Iterative and Incremental Note-Taking
A methodology that treats notes as living documents refined through continuous small improvements over time.
Also known as: Incremental note-taking, Living documentation, Evolutionary notes
Category: Methods
Tags: note-taking, methodology, continuous-improvement, agile, knowledge-management
Explanation
Iterative and Incremental Note-Taking is a methodology borrowed from agile software development that treats notes as living documents rather than static artifacts created once and forgotten. Instead of attempting to create perfect notes in a single session, this approach embraces small, continuous improvements over multiple revisits. Each iteration adds value: clarifying language, adding connections, incorporating new insights, or restructuring for better understanding.

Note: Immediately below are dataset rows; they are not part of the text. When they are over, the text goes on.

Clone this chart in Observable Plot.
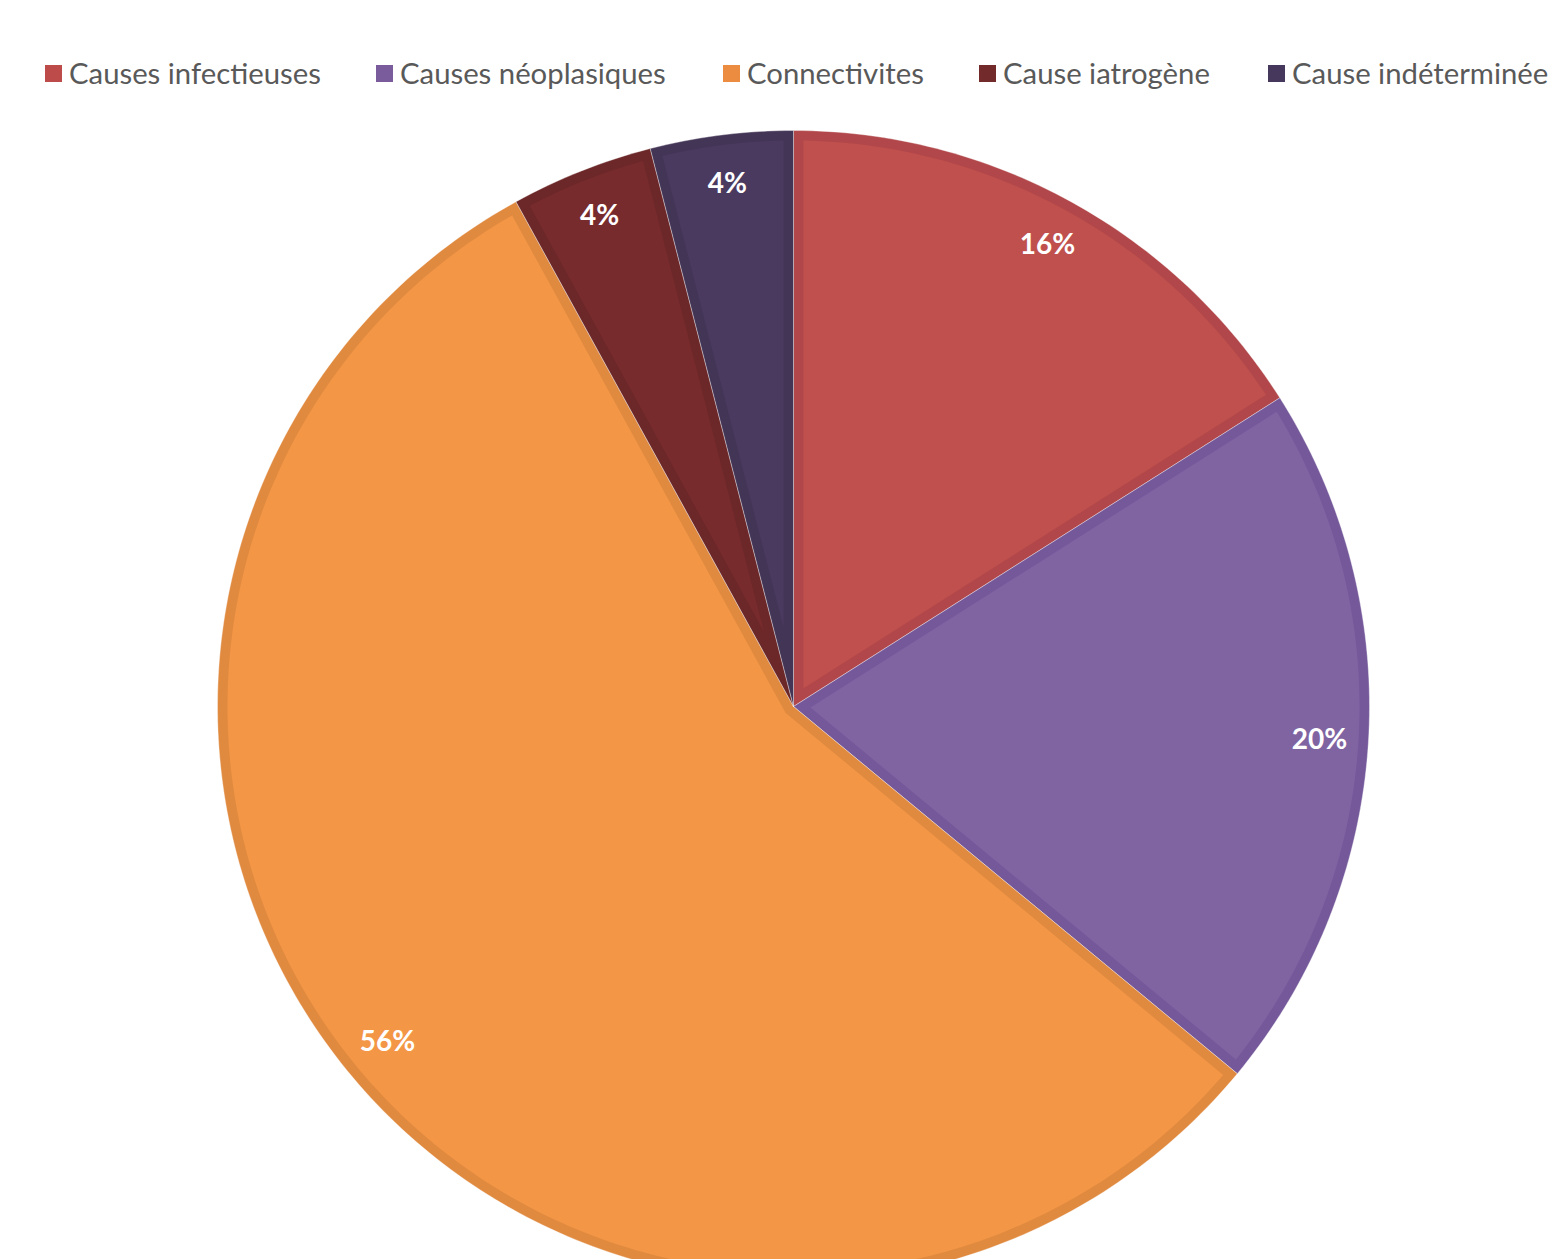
<!DOCTYPE html>
<html><head><meta charset="utf-8">
<script src="https://cdn.jsdelivr.net/npm/d3@7"></script>
<script src="https://cdn.jsdelivr.net/npm/@observablehq/plot@0.6"></script>
<style>
html,body{margin:0;padding:0;background:#fff;overflow:hidden;}
#legend{position:relative;height:110px;font-family:Lato,"Open Sans",sans-serif;font-size:29.3px;color:#595959;}
.item{position:absolute;top:57px;display:flex;align-items:center;white-space:nowrap;line-height:32px;}
.sw{width:17px;height:17px;margin-right:7px;}
#chart svg{display:block;}
</style></head>
<body>
<div id="legend"></div>
<div id="chart"></div>
<script>
const categories = ["Causes infectieuses","Causes néoplasiques","Connectivites","Cause iatrogène","Cause indéterminée"];
const values = [16, 20, 56, 4, 4];
const labels = ["16%","20%","56%","4%","4%"];
const fillColors = ["#C0504D","#8064A2","#F39646","#772B2C","#4B3A60"];
const borderColors = ["#B1474A","#74589A","#E08A40","#6C2728","#433556"];
const legendColors = ["#BC4B49","#7A5C9C","#EB8C40","#732A2A","#46375C"];
const legendLeft = [45, 376, 723, 979, 1268];

// legend
const leg = document.getElementById("legend");
categories.forEach((c,i)=>{
  const d = document.createElement("div");
  d.className="item"; d.style.left = legendLeft[i]+"px";
  d.innerHTML = `<div class="sw" style="background:${legendColors[i]}"></div><span>${c}</span>`;
  leg.appendChild(d);
});

// geometry (in data units, radius 1)
const R = 576;             // pixel radius used for scale ranges
const inset = 10 / R;      // inner border width in data units
const total = d3.sum(values);
const pt = (a, r) => [Math.sin(a) * r, Math.cos(a) * r];
let cum = 0;
const outer = [], inner = [], labelRows = [];
values.forEach((v, i) => {
  const a0 = cum / total * 2 * Math.PI;
  cum += v;
  const a1 = cum / total * 2 * Math.PI;
  const th = a1 - a0, mid = (a0 + a1) / 2;
  const n = Math.max(8, Math.ceil(th / (2*Math.PI) * 400));
  outer.push({i, x:0, y:0});
  for (let k = 0; k <= n; k++) { const [x,y] = pt(a0 + th*k/n, 1); outer.push({i, x, y}); }
  outer.push({i, x:0, y:0});
  const apex = pt(mid, inset / Math.sin(th/2));
  const ri = 1 - inset, da = Math.asin(inset / ri);
  inner.push({i, x:apex[0], y:apex[1]});
  for (let k = 0; k <= n; k++) { const [x,y] = pt(a0 + da + (th - 2*da)*k/n, ri); inner.push({i, x, y}); }
  inner.push({i, x:apex[0], y:apex[1]});
  const [lx, ly] = pt(mid, 0.915);
  labelRows.push({label: labels[i], x: lx, y: ly});
});

const marks = [];
values.forEach((v, i) => {
  marks.push(Plot.line(outer.filter(d => d.i === i), {x:"x", y:"y", fill: borderColors[i], stroke:"#ffffff", strokeWidth:1, strokeOpacity:0.35, curve:"linear"}));
});
values.forEach((v, i) => {
  marks.push(Plot.line(inner.filter(d => d.i === i), {x:"x", y:"y", fill: fillColors[i], stroke:"none", curve:"linear"}));
});
marks.push(Plot.text(labelRows, {x:"x", y:"y", text:"label", fill:"white", fontSize:28, fontWeight:"bold", fontFamily:"Lato, 'Open Sans', sans-serif"}));

const cy = 596;
const chart = Plot.plot({
  width: 1551, height: 1149,
  margin: 0,
  x: {domain:[-1,1], range:[793 - R, 793 + R], axis: null},
  y: {domain:[-1,1], range:[cy + R, cy - R], axis: null},
  marks
});
document.getElementById("chart").appendChild(chart);
</script>
</body></html>
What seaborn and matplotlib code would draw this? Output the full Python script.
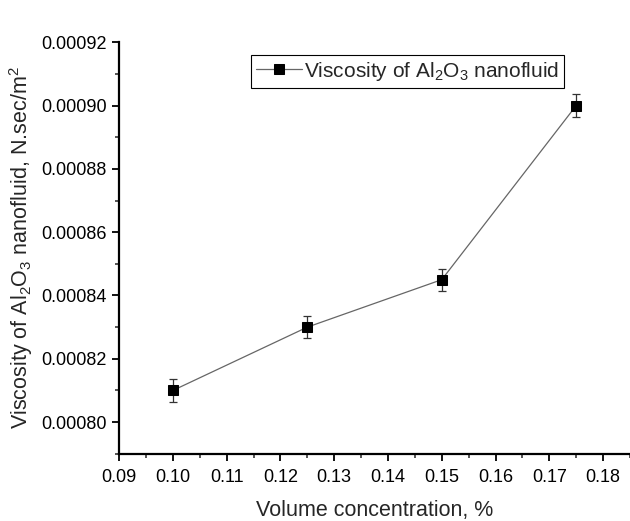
import matplotlib
matplotlib.use("Agg")
import matplotlib.pyplot as plt
import seaborn as sns
import pandas as pd
from matplotlib.ticker import MultipleLocator, AutoMinorLocator

sns.set_style("ticks")
plt.rcParams['font.family'] = ['Liberation Sans', 'DejaVu Sans']
plt.rcParams['mathtext.fontset'] = 'custom'
plt.rcParams['mathtext.rm'] = 'Liberation Sans'
plt.rcParams['mathtext.it'] = 'Liberation Sans'

concentration = [0.10, 0.125, 0.15, 0.175]
viscosity = [0.000810, 0.000830, 0.000845, 0.000900]
error = [0.0000035, 0.0000035, 0.0000035, 0.0000035]

df = pd.DataFrame({"x": concentration, "y": viscosity, "err": error})

fig = plt.figure(figsize=(6.30, 5.21), dpi=100)
ax = fig.add_axes([0.189, 0.129, 0.811, 0.790])

ax.errorbar(df["x"], df["y"], yerr=df["err"], fmt="none", ecolor="#333333",
            elinewidth=0.9, capsize=3, capthick=0.9, zorder=2)
sns.lineplot(data=df, x="x", y="y", ax=ax, color="#666666", linewidth=0.9,
             marker="s", markersize=7, markerfacecolor="black",
             markeredgecolor="black", label=r"Viscosity of Al$_2$O$_3$ nanofluid",
             zorder=3)

ax.set_xlim(0.09, 0.185)
ax.set_ylim(0.00079, 0.00092)
ax.xaxis.set_major_locator(MultipleLocator(0.01))
ax.xaxis.set_minor_locator(AutoMinorLocator(2))
ax.yaxis.set_major_locator(MultipleLocator(0.00002))
ax.yaxis.set_minor_locator(AutoMinorLocator(2))
ax.xaxis.set_major_formatter(matplotlib.ticker.FormatStrFormatter("%.2f"))
ax.yaxis.set_major_formatter(matplotlib.ticker.FormatStrFormatter("%.5f"))

sns.despine(ax=ax)
for s in ["left", "bottom"]:
    ax.spines[s].set_linewidth(1.6)
    ax.spines[s].set_color("black")
ax.tick_params(which="major", direction="out", length=5, width=1.3, labelsize=13,
               colors="black", pad=4)
ax.tick_params(axis="x", which="major", pad=6)
ax.tick_params(which="minor", direction="out", length=3, width=1.1)

ax.set_xlabel("Volume concentration, %", fontsize=15.5, labelpad=10)
ax.set_ylabel(r"Viscosity of Al$_2$O$_3$ nanofluid, N.sec/m$^2$", fontsize=15.5, labelpad=4)

leg = ax.legend(loc="upper left", bbox_to_anchor=(0.258, 0.97), fontsize=15,
                frameon=True, fancybox=False, edgecolor="black", framealpha=1,
                handlelength=2.2, handletextpad=0.1, borderpad=0.25,
                borderaxespad=0.0)
leg.get_frame().set_linewidth(0.8)

fig.savefig("out.png", dpi=100)
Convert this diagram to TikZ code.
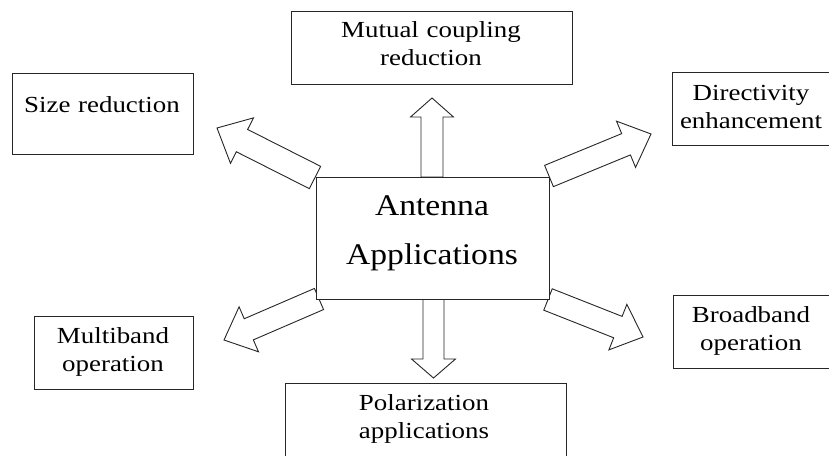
\documentclass[tikz,border=0pt]{standalone}
\usepackage{fontspec}
\setmainfont{Liberation Serif}[FakeStretch=1.17]
\newfontfamily\bigserif{Liberation Serif}[FakeStretch=1.12]
\usetikzlibrary{calc,backgrounds}
\tikzset{
  box/.style={draw=black!85, line width=0.9pt, fill=white, inner sep=0pt, outer sep=0pt},
  lbl/.style={anchor=base, text width=220pt, align=center, inner sep=0pt, font=\fontsize{23}{28}\selectfont},
  biglbl/.style={anchor=base, text width=220pt, align=center, inner sep=0pt, font=\bigserif\fontsize{30}{49}\selectfont},
  barrow/.style={draw=black!85, line width=0.9pt, fill=white, line join=miter},
}
% #1 tail, #2 tip, #3 shaft half width, #4 head half width, #5 head length (all in pt)
\newcommand\blockarrow[5]{%
  \coordinate (#1-#2-h) at ($(#2)!#5pt!(#1)$);
  \draw[barrow] ($(#1)!#3pt!90:(#2)$) -- ($(#1-#2-h)!#3pt!-90:(#1)$) -- ($(#1-#2-h)!#4pt!-90:(#1)$)
     -- (#2) -- ($(#1-#2-h)!#4pt!90:(#1)$) -- ($(#1-#2-h)!#3pt!90:(#1)$) -- ($(#1)!#3pt!-90:(#2)$) -- cycle;
}
\begin{document}
\begin{tikzpicture}[x=1pt,y=-1pt]
\useasboundingbox (0,0) rectangle (829,455);
% boxes
\node[box, minimum width=233, minimum height=122] (c) at (432.5,238) {};
\node[box, minimum width=281, minimum height=73] (mc) at (431.5,47.5) {};
\node[box, minimum width=181, minimum height=81] (sr) at (102.5,113.5) {};
\node[box, minimum width=160, minimum height=73] (de) at (752,108.5) {};
\node[box, minimum width=159, minimum height=73] (mb) at (113.5,352.5) {};
\node[box, minimum width=159, minimum height=73] (bb) at (752.5,331.5) {};
\node[box, minimum width=281, minimum height=87] (pa) at (425.5,426.5) {};
% texts
\node[biglbl] (ct) at (432,215) {Antenna\\Applications};
\node[lbl] (mct) at (431,37) {Mutual coupling\\reduction};
\node[lbl] (srt) at (102,112) {Size reduction};
\node[lbl] (det) at (751,100) {Directivity\\enhancement};
\node[lbl] (mbt) at (113,343) {Multiband\\operation};
\node[lbl] (bbt) at (751,322) {Broadband\\operation};
\node[lbl] (pat) at (424,410) {Polarization\\applications};
% arrow end points
\coordinate (tu) at (432,177);
\coordinate (pu) at (432,98);
\coordinate (td) at (433.5,299);
\coordinate (pd) at (433.5,378);
\coordinate (tul) at (315,177.5);
\coordinate (pul) at (217,128);
\coordinate (tur) at (549,176);
\coordinate (pur) at (651,134);
\coordinate (tll) at (319,299);
\coordinate (pll) at (224,340);
\coordinate (tlr) at (548,299.5);
\coordinate (plr) at (643,337);
\begin{pgfonlayer}{background}
\blockarrow{tu}{pu}{11}{21.5}{19}
\blockarrow{td}{pd}{10.5}{22}{19}
\blockarrow{tul}{pul}{12.5}{25.5}{28}
\blockarrow{tur}{pur}{11.5}{25}{27}
\blockarrow{tll}{pll}{11.5}{24.5}{27}
\blockarrow{tlr}{plr}{11.5}{24.5}{27}
\end{pgfonlayer}
\end{tikzpicture}
\end{document}
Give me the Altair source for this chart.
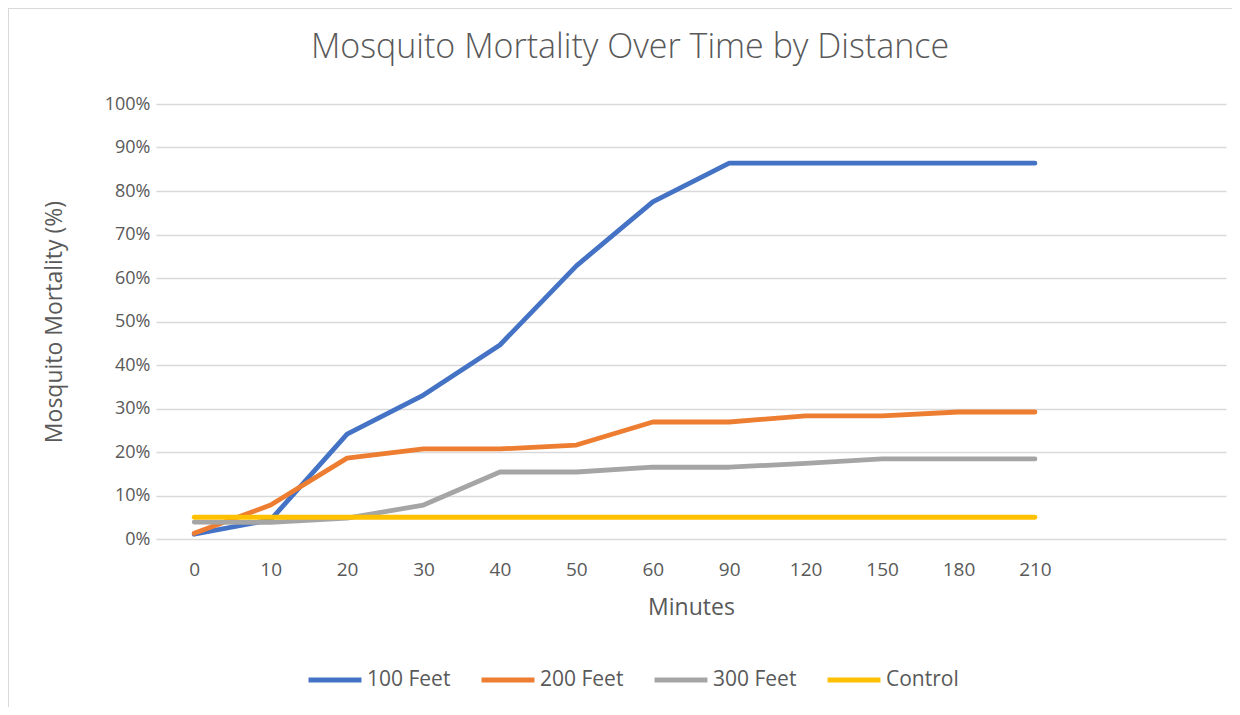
import altair as alt
import pandas as pd

minutes = ["0", "10", "20", "30", "40", "50", "60", "90", "120", "150", "180", "210"]
spare_slots = [" ", "  "]
series_names = ["100 Feet", "200 Feet", "300 Feet", "Control"]
feet100 = [0.011, 0.044, 0.241, 0.331, 0.446, 0.628, 0.775, 0.864, 0.864, 0.864, 0.864, 0.864]
feet200 = [0.013, 0.078, 0.186, 0.207, 0.207, 0.216, 0.269, 0.269, 0.283, 0.283, 0.292, 0.292]
feet300 = [0.039, 0.038, 0.048, 0.078, 0.154, 0.154, 0.165, 0.165, 0.174, 0.184, 0.184, 0.184]
control = [0.05, 0.05, 0.05, 0.05, 0.05, 0.05, 0.05, 0.05, 0.05, 0.05, 0.05, 0.05]
colors = ["#4472C4", "#ED7D31", "#A5A5A5", "#FFC000"]
y_ticks = [0, 0.1, 0.2, 0.3, 0.4, 0.5, 0.6, 0.7, 0.8, 0.9, 1.0]
chart_title = "Mosquito Mortality Over Time by Distance"

rows = []
for name, vals in zip(series_names, [feet100, feet200, feet300, control]):
    for m, v in zip(minutes, vals):
        rows.append({"Minutes": m, "Series": name, "Value": v})
df = pd.DataFrame(rows)

W, H = 1070, 435
PAD = {"left": 148, "top": 96, "right": 6, "bottom": 168}
FONT = "Open Sans"
TXT = "#595959"

lines = alt.Chart(df).mark_line(strokeWidth=4.8, strokeCap="round", strokeJoin="round").encode(
    x=alt.X("Minutes:N", sort=minutes,
            scale=alt.Scale(domain=minutes + spare_slots, type="point", padding=0.5),
            axis=alt.Axis(title="Minutes", labelAngle=0, ticks=False, tickSize=0, domain=False,
                          grid=False, labelPadding=21, titlePadding=17,
                          labelFontSize=19, titleFontSize=23, labelColor=TXT, titleColor=TXT,
                          labelFont=FONT, titleFont=FONT, titleFontWeight="normal")),
    y=alt.Y("Value:Q", scale=alt.Scale(domain=[0, 1], nice=False),
            axis=alt.Axis(title="Mosquito Mortality (%)", format=".0%", values=y_ticks,
                          ticks=False, tickSize=0, domain=False, grid=True,
                          gridColor="#D9D9D9", gridWidth=1.3, labelPadding=6, titlePadding=38,
                          labelFontSize=18, titleFontSize=23, labelColor=TXT, titleColor=TXT,
                          labelFont=FONT, titleFont=FONT, titleFontWeight="normal")),
    color=alt.Color("Series:N", scale=alt.Scale(domain=series_names, range=colors),
                    legend=alt.Legend(title=None, orient="none", direction="horizontal",
                                      legendX=150, legendY=547, symbolType="stroke",
                                      symbolSize=2800, symbolStrokeWidth=4.8,
                                      labelFontSize=21, labelFont=FONT, labelColor=TXT,
                                      labelOffset=3, columnPadding=20)),
)

frame = pd.DataFrame({"k": [0]})
title_df = pd.DataFrame({"t": [chart_title]})
title_mark = alt.Chart(title_df).mark_text(font=FONT, fontSize=34, fontWeight=300, color=TXT,
                                           align="center", baseline="middle").encode(
    text="t:N", x=alt.value(630 - 156), y=alt.value(48 - 104))
left_border = alt.Chart(frame).mark_rule(color="#D9D9D9", strokeWidth=1).encode(
    x=alt.value(-147.5), y=alt.value(-96), y2=alt.value(H + 168))
top_border = alt.Chart(frame).mark_rule(color="#D9D9D9", strokeWidth=1).encode(
    x=alt.value(-148), x2=alt.value(W + 6), y=alt.value(-95.5))

chart = alt.layer(lines, title_mark, left_border, top_border).properties(
    width=W, height=H,
    autosize=alt.AutoSizeParams(type="none"),
    padding=PAD,
).configure_view(stroke=None)

chart.save("out.html", embed_options={"renderer": "svg", "actions": False})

The iterative aspect means revisiting and refining notes in cycles, while the incremental aspect focuses on adding small pieces of value with each visit. This mirrors the agile principle of delivering working software through short iterations rather than attempting a big upfront design.
Key benefits include: reduced cognitive load during capture (you don't need to perfect everything immediately), organic growth of understanding over time, natural identification of important vs. less important content through usage patterns, and building a knowledge system that genuinely reflects your evolving thinking.
This approach pairs well with evergreen notes, progressive summarization, and the Boy Scout Rule (leave notes better than you found them). It acknowledges that knowledge work is never truly finished - our understanding deepens, contexts change, and notes should evolve accordingly.